Жаклин Ламба — героиня знаменитой встречи, описанной в «Безумной любви» как «ночь подсолнуха», — мой третий пример объективной случайности. В этом эпизоде Бретон отчаянно пытается мыслить объективную случайность в категориях уникальной любви, а не повторения, управляемого влечением к смерти. В «Сообщающихся сосудах» он, вопреки Фрейду, доказывал, что сновидение может быть пророческим; здесь же утверждает, что поэзия способна предвещать события (AF 77–78, 89) и, в частности, что его стихотворение «Подсолнух» (1923) о парижской flâneuse
[146] предсказало встречу с Жаклин Ламба (AF 95). Бретон маниакально расшифровывает это стихотворение как тайную карту их ночной прогулки, однако ясно, что здесь не столько стихотворение предсказывает встречу, сколько встреча проигрывает стихотворение: это повторение, к которому Бретон компульсивно стремился на манер Schicksalzwang[147]. И как таковое оно вызывает «паническую смесь ужаса и радости» (AF 60): вновь объективная случайность связывается с травматической тревогой. Бретон ощущает нездешний характер этой встречи, но, одержимый компульсивным повторением, отказывается признать ее смысл: он, таким образом, настаивает на imprévu в качестве защиты от déjà vu. Тем не менее этот смысл не поддается новому вытеснению; в конце эпизода Жаклин Ламба предстает «всемогущей повелительницей ночи подсолнуха» (AF 97) — двусмысленным шифром двойного тропизма, одновременного стремления к свету и тьме (la nuit de tournesol[148]), неоднозначной борьбы между жизнью и смертью.Двусмысленность этой фигуры, кажется, воплощает в себе двусмысленную роль сексуальности во влечениях: чему все-таки она служит — жизни или смерти?
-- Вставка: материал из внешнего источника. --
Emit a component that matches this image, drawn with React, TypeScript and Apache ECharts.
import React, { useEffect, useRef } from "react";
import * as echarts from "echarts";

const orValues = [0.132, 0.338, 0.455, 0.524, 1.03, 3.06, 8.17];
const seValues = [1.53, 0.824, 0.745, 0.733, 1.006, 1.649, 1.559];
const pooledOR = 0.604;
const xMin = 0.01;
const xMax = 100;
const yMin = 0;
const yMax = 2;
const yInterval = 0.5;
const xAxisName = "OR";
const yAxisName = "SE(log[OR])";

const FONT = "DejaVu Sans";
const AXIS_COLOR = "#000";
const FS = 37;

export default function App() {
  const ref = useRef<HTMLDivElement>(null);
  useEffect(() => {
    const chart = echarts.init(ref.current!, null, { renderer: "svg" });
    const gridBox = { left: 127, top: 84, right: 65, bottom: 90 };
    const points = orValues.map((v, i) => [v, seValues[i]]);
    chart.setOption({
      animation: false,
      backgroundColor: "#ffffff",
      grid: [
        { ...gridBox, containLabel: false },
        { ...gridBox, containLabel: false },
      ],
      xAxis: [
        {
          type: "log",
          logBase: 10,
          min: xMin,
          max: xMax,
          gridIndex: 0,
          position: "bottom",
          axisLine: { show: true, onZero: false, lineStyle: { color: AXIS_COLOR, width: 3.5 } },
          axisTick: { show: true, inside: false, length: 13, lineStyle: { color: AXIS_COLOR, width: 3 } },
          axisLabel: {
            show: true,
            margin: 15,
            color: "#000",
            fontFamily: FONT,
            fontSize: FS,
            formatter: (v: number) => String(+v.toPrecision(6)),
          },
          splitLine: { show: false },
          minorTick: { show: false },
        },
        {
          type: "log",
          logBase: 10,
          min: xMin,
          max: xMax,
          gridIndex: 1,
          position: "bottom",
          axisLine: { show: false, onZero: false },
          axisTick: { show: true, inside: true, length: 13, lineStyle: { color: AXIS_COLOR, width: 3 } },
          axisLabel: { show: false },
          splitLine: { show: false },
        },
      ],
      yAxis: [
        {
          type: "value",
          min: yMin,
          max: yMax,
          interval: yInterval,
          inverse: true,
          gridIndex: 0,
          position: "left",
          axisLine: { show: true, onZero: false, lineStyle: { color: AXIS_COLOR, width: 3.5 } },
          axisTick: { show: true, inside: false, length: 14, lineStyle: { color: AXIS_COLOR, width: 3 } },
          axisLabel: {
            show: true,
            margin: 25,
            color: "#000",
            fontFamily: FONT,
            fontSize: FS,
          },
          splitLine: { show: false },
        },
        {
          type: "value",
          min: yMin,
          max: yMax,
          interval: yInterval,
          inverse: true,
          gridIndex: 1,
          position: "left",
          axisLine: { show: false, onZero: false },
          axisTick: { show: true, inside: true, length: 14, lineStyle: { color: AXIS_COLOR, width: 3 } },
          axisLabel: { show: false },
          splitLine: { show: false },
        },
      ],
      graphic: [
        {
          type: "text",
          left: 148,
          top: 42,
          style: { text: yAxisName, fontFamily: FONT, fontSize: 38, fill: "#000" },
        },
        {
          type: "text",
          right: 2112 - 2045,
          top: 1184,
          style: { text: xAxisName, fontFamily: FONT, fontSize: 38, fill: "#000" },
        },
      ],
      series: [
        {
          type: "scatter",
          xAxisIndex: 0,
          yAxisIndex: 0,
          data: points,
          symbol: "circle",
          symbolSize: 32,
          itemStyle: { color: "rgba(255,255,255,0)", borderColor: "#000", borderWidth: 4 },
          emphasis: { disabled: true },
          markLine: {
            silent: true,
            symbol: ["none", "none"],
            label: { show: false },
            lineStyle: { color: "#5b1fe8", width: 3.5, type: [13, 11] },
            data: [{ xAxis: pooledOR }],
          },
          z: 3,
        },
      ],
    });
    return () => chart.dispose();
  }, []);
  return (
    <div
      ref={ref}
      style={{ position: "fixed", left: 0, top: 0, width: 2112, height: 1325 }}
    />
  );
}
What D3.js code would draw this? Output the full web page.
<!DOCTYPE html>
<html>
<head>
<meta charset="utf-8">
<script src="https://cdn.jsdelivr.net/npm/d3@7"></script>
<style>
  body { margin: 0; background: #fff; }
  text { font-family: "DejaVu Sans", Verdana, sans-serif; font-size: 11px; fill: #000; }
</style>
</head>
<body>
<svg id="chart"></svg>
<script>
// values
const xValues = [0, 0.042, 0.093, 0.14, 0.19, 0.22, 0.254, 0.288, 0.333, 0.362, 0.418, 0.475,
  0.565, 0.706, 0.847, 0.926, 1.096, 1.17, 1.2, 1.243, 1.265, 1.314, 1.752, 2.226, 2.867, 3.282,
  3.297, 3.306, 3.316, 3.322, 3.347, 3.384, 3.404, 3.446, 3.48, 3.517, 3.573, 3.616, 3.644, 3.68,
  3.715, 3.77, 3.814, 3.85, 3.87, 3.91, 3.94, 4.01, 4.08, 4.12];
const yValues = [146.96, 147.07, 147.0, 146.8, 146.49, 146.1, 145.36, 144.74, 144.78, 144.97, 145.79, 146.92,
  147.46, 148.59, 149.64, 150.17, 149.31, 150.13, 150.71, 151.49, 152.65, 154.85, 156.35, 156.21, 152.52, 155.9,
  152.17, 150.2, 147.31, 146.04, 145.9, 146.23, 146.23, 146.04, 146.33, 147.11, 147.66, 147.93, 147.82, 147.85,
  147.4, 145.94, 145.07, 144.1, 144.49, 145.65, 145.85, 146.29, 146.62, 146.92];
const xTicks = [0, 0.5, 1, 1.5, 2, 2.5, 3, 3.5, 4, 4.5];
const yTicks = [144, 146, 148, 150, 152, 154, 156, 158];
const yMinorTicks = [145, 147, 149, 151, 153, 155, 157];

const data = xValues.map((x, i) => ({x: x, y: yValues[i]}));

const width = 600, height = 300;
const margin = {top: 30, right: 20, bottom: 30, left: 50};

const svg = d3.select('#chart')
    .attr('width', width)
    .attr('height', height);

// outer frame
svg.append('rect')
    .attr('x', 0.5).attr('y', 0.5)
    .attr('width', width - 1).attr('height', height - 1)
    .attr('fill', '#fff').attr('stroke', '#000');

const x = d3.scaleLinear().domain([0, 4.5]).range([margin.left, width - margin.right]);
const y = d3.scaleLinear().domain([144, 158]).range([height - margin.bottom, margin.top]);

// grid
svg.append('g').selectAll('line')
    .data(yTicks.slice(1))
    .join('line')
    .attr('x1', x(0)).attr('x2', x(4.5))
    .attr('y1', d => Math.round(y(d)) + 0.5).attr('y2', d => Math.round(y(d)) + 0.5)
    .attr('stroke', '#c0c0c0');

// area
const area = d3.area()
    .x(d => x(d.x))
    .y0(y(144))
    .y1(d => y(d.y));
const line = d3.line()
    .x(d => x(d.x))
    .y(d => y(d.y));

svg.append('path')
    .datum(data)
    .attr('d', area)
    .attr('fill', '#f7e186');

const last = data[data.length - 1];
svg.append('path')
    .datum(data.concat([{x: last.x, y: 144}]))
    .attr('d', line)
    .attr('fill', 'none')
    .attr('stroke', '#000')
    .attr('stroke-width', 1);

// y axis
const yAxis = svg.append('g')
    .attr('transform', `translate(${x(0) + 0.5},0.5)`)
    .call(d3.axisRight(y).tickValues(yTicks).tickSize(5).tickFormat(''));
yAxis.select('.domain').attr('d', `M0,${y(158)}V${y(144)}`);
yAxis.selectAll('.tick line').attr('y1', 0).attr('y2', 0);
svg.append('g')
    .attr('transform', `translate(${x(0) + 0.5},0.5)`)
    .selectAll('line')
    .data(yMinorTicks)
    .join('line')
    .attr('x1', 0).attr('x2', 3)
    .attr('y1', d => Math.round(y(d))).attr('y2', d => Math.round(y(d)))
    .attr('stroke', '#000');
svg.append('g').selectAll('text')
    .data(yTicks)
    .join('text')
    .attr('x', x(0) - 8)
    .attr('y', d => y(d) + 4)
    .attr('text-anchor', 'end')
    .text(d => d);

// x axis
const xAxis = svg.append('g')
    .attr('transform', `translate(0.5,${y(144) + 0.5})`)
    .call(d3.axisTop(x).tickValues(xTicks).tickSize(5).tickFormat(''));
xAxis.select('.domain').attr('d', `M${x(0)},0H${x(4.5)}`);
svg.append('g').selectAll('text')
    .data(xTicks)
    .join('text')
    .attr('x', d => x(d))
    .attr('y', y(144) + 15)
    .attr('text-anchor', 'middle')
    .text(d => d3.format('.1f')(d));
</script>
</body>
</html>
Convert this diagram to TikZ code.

В отличие от Нади, Жаклин Ламба сохраняет двусмысленность, поскольку в ее случае Бретон связывает желание скорее с началом, чем с концом: «Любить, вновь обрести утраченную благодать первых мгновений любви» (AF 67). Прототип этой утраченной любви очевиден: это мать (Бретон говорит про «дорогу, потерянную с окончанием детства» [AF 74]). Каждый новый объект любви выступает как повторение материнской фигуры; «Не ты ли наконец та самая женщина?» — спрашивает он Жаклин Ламба (AF 74). Как я предполагаю, задача найти утраченный объект — сюрреалистическая миссия par excellence
— столь же компульсивна, сколь и невыполнима: дело не только в том, что каждый новый объект является субститутом утраченного, но и в том, что этот утраченный объект является фантазией, симулякром.* * *
Мой четвертый и последний пример объективной случайности прояснит отношения между желанием, объектом и повторением. В «Безумной любви» он фигурирует в форме двойного образца сюрреалистического объекта: ложки и маски, найденных Бретоном и Джакометти на блошином рынке Сент-Уана в 1934 году. Этот пример объективной случайности вскрывает ее нездешнюю логику; будучи решающим моментом психической экономики зрелого бретоновского сюрреализма, он заслуживает более подробного рассмотрения.
Бретон связывает этот эпизод с «Невидимым объектом» (или «Женским персонажем» [1934]) Джакометти — скульптурой, которая занимала в то время их обоих[149]
. Для Бретона эта обобщенная обнаженная фигура служила выражением «желания любить и быть любимым» благодаря «невидимому, но присутствующему предмету», который она словно удерживает в пустых ладонях (AF 40). В какой-то момент, из‐за «вмешательства женщины», Джакометти «опрометчиво опустил чуть ниже ее руки, чтобы открыть грудь», и это, по словам Бретона, привело к исчезновению невидимого предмета (с возвращением груди, сказали бы мы, утраченный объект был снова утрачен). Важно помнить об этой подчеркнутой — и окутанной «мучительным неведением» — связи между желанием, грудью и утраченным объектом. Если описать эту связь в психоаналитических терминах, то она резюмирует отделение желания от потребности, или сексуальности от самосохранения. (Характерно замечание Бретона, что отношение между предметом и грудью в скульптуре было каким-то образом нарушено, приобрело менее необходимый характер в момент, когда у Джакометти появилась возлюбленная [AF 40]).